When the United States and European countries came together in the second half of the 20th century to build multilateral relationships and institutions to strengthen and spread liberal values such as rule of law, democracy, open markets and human rights, it was an aberration. The project ran counter to centuries of global politics based on strength, solipsism, greed and war. In France this weekend, former White House official Steve Bannon told far-right nationalists that “history is on our side” – and he wasn’t entirely wrong.
While Bannon was working to undermine what he and his like deride as “globalism”, a group of US and European officials, lawmakers and experts were meeting to figure out how to save it. The German Marshall Fund’s Brussels Forum kicked off with a call to action.
“We lost sight of what it took to create this international order and what an act of defiance of history and even defiance of human nature this order has been,” author Robert Kagan told the group. “We have the capacity to push back – we just need to understand the pushback needs to start occurring.”
Globalists share a realisation that the order is at risk, and along with it the seven decades of relative growth, prosperity and peace it provided.
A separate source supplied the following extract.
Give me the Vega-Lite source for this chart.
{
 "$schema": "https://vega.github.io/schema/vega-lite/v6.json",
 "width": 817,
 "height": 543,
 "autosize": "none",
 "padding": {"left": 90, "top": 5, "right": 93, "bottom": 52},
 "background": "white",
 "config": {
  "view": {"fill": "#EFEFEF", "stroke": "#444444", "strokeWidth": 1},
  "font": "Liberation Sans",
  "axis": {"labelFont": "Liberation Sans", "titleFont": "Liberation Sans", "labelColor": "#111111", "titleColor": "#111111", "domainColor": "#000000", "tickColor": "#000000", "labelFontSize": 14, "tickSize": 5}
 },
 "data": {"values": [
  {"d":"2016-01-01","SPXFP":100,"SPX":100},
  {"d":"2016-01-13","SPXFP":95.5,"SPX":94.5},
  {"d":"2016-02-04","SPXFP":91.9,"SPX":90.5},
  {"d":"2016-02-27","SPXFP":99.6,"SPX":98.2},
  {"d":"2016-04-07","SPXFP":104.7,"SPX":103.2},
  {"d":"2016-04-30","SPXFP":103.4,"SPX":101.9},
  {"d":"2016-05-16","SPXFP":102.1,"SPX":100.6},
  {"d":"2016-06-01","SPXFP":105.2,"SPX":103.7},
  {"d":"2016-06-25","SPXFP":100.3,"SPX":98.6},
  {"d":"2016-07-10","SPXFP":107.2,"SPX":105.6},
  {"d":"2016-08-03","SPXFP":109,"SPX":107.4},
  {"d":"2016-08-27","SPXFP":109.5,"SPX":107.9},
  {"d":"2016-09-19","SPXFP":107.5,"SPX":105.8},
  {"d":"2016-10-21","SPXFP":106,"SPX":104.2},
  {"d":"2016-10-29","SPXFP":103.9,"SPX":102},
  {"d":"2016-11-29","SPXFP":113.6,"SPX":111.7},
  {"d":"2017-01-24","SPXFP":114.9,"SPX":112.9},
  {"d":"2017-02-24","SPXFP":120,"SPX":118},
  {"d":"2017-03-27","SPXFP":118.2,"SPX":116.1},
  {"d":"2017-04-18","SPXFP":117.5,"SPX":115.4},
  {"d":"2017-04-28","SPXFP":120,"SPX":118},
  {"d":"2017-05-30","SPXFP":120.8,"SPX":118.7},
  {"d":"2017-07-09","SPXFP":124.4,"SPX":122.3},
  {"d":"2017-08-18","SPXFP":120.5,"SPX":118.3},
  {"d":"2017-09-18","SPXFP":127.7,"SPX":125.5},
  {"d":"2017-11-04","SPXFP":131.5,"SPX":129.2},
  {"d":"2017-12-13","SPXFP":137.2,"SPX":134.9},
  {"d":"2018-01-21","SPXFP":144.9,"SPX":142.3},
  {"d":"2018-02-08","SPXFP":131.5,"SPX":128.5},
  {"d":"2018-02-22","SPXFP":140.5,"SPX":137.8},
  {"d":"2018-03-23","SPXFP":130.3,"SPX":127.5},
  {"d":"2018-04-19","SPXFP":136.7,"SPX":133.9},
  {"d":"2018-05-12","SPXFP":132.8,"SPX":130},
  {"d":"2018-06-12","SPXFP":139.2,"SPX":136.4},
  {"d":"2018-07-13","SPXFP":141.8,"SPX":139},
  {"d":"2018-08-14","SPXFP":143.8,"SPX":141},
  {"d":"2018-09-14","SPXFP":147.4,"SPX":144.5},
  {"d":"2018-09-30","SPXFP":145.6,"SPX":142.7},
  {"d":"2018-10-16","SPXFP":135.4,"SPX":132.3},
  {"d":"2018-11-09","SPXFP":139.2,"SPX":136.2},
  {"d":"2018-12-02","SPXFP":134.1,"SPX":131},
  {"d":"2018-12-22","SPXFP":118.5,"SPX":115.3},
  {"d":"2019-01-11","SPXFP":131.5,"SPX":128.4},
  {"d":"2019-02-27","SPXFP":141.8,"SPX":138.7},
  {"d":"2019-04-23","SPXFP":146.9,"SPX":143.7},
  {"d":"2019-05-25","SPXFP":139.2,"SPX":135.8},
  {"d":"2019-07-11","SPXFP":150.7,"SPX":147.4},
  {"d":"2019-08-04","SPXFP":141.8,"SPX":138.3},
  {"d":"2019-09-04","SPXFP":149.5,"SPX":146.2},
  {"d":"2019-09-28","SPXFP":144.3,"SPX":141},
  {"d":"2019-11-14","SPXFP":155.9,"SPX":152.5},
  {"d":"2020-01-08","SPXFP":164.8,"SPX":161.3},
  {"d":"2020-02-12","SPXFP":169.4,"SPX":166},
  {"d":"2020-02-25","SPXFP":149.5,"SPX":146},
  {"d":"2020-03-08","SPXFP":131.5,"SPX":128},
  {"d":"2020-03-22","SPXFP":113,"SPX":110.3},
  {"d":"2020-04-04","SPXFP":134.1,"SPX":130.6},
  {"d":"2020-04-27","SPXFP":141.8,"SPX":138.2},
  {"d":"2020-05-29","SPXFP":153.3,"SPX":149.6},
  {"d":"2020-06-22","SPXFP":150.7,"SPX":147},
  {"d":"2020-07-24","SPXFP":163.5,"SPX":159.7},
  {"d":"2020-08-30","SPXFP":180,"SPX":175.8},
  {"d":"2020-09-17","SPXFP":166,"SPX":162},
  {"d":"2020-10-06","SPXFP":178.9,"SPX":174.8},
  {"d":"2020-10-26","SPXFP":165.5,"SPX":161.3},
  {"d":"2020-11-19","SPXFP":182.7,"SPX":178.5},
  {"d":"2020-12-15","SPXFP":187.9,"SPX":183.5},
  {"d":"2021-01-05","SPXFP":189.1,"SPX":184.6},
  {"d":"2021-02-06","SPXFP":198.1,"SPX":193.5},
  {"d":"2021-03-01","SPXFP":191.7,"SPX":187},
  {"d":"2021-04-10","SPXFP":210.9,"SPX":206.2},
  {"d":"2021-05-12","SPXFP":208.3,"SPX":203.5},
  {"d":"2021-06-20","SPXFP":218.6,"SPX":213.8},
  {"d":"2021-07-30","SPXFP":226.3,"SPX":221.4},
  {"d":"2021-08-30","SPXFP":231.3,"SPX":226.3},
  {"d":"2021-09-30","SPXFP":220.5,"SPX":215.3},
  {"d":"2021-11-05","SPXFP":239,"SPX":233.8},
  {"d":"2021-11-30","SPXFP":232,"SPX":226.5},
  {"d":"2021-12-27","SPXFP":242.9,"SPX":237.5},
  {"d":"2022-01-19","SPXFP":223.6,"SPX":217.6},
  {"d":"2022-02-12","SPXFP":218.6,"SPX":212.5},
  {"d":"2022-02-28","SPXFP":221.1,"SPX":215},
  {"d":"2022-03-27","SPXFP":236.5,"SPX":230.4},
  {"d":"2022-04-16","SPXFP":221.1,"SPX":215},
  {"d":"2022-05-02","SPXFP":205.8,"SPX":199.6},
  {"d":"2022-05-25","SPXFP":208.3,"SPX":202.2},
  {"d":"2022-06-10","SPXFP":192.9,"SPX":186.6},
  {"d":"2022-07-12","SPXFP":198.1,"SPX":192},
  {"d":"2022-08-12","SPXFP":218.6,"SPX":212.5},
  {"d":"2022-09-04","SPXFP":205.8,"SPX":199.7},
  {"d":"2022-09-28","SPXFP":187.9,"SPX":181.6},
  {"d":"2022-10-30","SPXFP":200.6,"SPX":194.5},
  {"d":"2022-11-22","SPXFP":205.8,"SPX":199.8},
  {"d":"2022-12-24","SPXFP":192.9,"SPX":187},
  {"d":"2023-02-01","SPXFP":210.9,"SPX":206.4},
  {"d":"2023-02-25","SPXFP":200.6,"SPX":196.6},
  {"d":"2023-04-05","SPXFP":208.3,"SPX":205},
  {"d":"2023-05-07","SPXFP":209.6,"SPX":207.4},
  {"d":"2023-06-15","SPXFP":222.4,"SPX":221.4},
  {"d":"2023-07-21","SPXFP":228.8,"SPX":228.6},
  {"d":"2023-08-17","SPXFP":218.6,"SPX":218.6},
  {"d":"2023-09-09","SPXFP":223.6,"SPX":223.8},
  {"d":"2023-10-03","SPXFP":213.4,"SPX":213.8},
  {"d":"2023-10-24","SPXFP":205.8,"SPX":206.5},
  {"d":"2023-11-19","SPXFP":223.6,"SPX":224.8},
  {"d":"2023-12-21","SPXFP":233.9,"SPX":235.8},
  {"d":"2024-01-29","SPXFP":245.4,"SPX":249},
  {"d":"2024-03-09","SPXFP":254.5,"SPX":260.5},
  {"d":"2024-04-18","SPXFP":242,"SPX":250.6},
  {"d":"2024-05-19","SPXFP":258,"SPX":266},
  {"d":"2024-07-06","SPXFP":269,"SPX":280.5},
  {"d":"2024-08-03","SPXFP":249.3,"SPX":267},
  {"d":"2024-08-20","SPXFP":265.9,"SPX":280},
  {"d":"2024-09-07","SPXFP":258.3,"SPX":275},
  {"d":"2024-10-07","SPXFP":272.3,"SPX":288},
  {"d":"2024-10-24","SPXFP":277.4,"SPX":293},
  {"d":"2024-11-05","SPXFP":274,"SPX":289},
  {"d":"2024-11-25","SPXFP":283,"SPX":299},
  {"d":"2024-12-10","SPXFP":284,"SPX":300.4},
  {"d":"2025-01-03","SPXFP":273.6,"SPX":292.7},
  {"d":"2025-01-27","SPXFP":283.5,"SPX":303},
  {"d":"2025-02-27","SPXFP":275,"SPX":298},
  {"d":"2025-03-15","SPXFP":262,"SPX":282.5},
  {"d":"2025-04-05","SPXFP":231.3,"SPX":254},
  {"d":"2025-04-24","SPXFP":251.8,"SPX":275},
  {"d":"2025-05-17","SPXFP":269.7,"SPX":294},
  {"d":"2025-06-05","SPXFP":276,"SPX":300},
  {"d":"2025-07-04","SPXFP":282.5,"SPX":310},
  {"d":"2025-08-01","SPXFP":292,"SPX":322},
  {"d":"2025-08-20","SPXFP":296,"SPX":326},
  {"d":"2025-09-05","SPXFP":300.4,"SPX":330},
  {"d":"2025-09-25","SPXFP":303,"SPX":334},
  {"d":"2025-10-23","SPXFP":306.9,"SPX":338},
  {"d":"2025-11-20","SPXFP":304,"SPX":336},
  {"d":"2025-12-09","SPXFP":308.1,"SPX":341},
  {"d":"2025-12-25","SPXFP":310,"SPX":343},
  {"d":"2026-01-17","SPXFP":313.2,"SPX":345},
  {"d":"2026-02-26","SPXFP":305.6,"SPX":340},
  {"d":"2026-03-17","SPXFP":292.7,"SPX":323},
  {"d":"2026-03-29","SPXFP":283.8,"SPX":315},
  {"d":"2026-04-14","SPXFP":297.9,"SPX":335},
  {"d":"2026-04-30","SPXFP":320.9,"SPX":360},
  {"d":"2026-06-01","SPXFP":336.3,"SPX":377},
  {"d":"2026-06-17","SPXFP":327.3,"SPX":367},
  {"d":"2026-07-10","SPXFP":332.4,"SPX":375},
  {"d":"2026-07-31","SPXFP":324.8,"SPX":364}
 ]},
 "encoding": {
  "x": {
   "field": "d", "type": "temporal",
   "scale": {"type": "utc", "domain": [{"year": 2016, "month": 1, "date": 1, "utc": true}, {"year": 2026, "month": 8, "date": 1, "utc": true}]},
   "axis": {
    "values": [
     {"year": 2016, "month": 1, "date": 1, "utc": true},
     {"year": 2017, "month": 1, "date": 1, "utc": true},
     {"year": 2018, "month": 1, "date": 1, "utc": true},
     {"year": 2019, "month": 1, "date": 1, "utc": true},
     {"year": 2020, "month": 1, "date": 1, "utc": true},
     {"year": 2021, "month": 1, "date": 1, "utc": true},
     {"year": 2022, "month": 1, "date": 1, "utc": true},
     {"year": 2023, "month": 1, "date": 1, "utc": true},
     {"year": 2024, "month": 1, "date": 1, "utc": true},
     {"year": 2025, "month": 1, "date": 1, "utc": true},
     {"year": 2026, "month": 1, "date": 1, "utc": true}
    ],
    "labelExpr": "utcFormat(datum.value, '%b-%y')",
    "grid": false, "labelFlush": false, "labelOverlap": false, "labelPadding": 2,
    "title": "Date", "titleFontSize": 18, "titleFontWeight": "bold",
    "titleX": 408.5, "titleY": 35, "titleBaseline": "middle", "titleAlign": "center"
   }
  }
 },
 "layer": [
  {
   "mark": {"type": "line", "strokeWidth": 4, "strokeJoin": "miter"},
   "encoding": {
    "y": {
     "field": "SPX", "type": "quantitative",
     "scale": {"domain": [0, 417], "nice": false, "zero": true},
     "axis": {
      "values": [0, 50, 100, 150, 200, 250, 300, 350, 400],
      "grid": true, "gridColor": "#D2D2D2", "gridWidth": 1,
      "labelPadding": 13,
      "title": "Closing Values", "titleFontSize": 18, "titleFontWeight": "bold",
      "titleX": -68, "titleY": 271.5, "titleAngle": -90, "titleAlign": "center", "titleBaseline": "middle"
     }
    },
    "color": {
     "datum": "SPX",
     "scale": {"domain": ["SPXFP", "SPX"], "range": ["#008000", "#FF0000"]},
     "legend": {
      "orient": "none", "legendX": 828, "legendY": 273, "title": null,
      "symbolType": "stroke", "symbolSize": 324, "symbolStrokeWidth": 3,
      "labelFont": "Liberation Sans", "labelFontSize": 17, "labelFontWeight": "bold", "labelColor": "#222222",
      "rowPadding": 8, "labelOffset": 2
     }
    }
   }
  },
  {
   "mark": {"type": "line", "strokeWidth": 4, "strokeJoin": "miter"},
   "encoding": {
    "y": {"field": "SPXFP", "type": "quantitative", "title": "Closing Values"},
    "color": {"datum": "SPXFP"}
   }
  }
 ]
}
Nationalism and populism are ascendant in the United States and Europe. Authoritarianism led by Russia and China is on the march around the world.
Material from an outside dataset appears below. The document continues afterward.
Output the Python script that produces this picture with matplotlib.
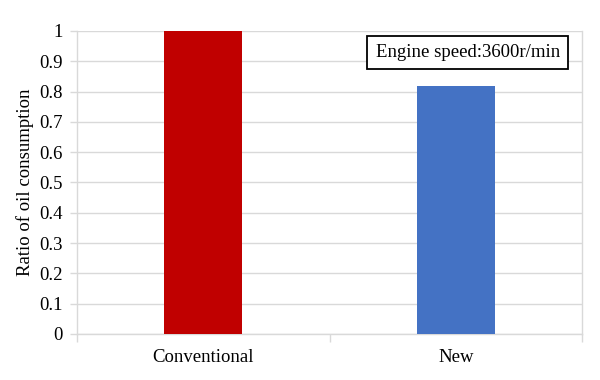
import matplotlib
matplotlib.use("Agg")
import matplotlib.pyplot as plt
from matplotlib.ticker import FixedLocator

categories = ["Conventional", "New"]
values = [1.0, 0.82]
colors = ["#C00000", "#4472C4"]
yticks = [0, 0.1, 0.2, 0.3, 0.4, 0.5, 0.6, 0.7, 0.8, 0.9, 1.0]
ytick_labels = ["0", "0.1", "0.2", "0.3", "0.4", "0.5", "0.6", "0.7", "0.8", "0.9", "1"]

plt.rcParams['font.family'] = ['Liberation Serif', 'DejaVu Serif']
FS = 13.5

fig = plt.figure(figsize=(6.0, 3.8), dpi=100)
ax = fig.add_axes([77/600, 1 - 334/380, (582-77)/600, (334-31)/380])

x = list(range(len(categories)))
ax.bar(x, values, width=0.31, color=colors, zorder=3)

ax.set_xlim(-0.5, len(categories) - 0.5)
ax.set_ylim(0, 1)
ax.set_yticks(yticks)
ax.set_yticklabels(ytick_labels, fontsize=FS)
ax.grid(axis='y', color='#D9D9D9', linewidth=1, zorder=0)

ax.set_xticks(x)
ax.set_xticklabels(categories, fontsize=FS)
ax.tick_params(axis='x', which='major', length=0, pad=11)
ax.xaxis.set_minor_locator(FixedLocator([-0.5, 0.5, 1.5]))
ax.tick_params(axis='x', which='minor', length=6, color='#D9D9D9', width=1)
ax.tick_params(axis='y', length=5, color='#D9D9D9', width=1, pad=5)

for s in ['left', 'bottom', 'right']:
    ax.spines[s].set_color('#D9D9D9')
    ax.spines[s].set_linewidth(1)
ax.spines['top'].set_visible(False)

ax.set_ylabel("Ratio of oil consumption", fontsize=FS, labelpad=4)

ax.text(0.774, 0.929, "Engine speed:3600r/min", transform=ax.transAxes,
        ha='center', va='center', fontsize=FS, zorder=5,
        bbox=dict(boxstyle='square,pad=0.45', facecolor='white', edgecolor='black', linewidth=1.3))

fig.savefig("out.png", dpi=100)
The West assumed after the Cold War that worldwide acceptance of liberal values was inevitable, but alas, history did not end. Geopolitical competition resumed. The negative effects of globalisation drove discontent with the liberal open-society model. Adversaries took advantage. Then came the duel shocks of Brexit and the election of Donald Trump.
Some say liberal democracy simply didn’t address the needs and desires of its populations. Others say the liberal globalist order was never truly liberal, global or orderly. The mission to defend it must include acknowledging and addressing those shortcomings.
But the first task is simply to “keep it alive”, US Senator Chris Murphy told the forum. Active US government leadership will be impossible so long as Trump is president because he doesn’t support things such as projecting liberal values into other countries, trade liberalisation or multilateral institutions.
Therefore, the task at hand for defenders of the liberal international order is to “build new alliances within our societies and between our societies”, Murphy said.
Bannon’s project is to unite nationalists on the left and right against the system. In reaction, globalist Democrats and Republicans are renewing their alliance to fight back. US Representative Michael Turner told me that connecting the mission back to the American people was crucial.
“Democracies lead by their electorates coming along and supporting the agenda and the direction of the Western structure,” he said. “That’s what had been missing for a while.”
The trans-Atlantic alliance must also recognise the failure of its decades-long effort to court Russia and China to join the rules-based order. Democracies must once again stand up to and resist authoritarian efforts to undermine Western institutions and values.
Russia is attacking democracies and seeking to undermine the liberal order on a constant basis. China’s leadership is touting its program of state-controlled modernisation as a model for the developing world, while it works to reset global norms in its own interest.
“From the very beginning, this was a Western project and Western-centred,” said Wang Dong, an international relations professor at Peking University. “This concept of liber- al international order is insufficient and inaccurate in terms of describing what kind of order we are in.”
Even if proponents are successful in defending the Western system from internal and external attack, it will be forever changed. We can no longer expect that the principles of liberal democracy will expand across the globe. We can no longer assume the United States will carry the bulk of the burden.
But the system the Atlantic community built has a halfcentury head start on its challengers. Shoring up its foundations by reforming multilateral institutions, addressing the grievances of those left behind economically, defending the independence and integrity of the free media, and protecting the mechanics of democracies – such as elections – are a good start.
The liberal international order is far from perfect, but it is preferable to the alternative, an international system ruled by naked self-interest and tyranny of the powerful. The new alliance to defend it is mobilising now. The stakes couldn’t be higher.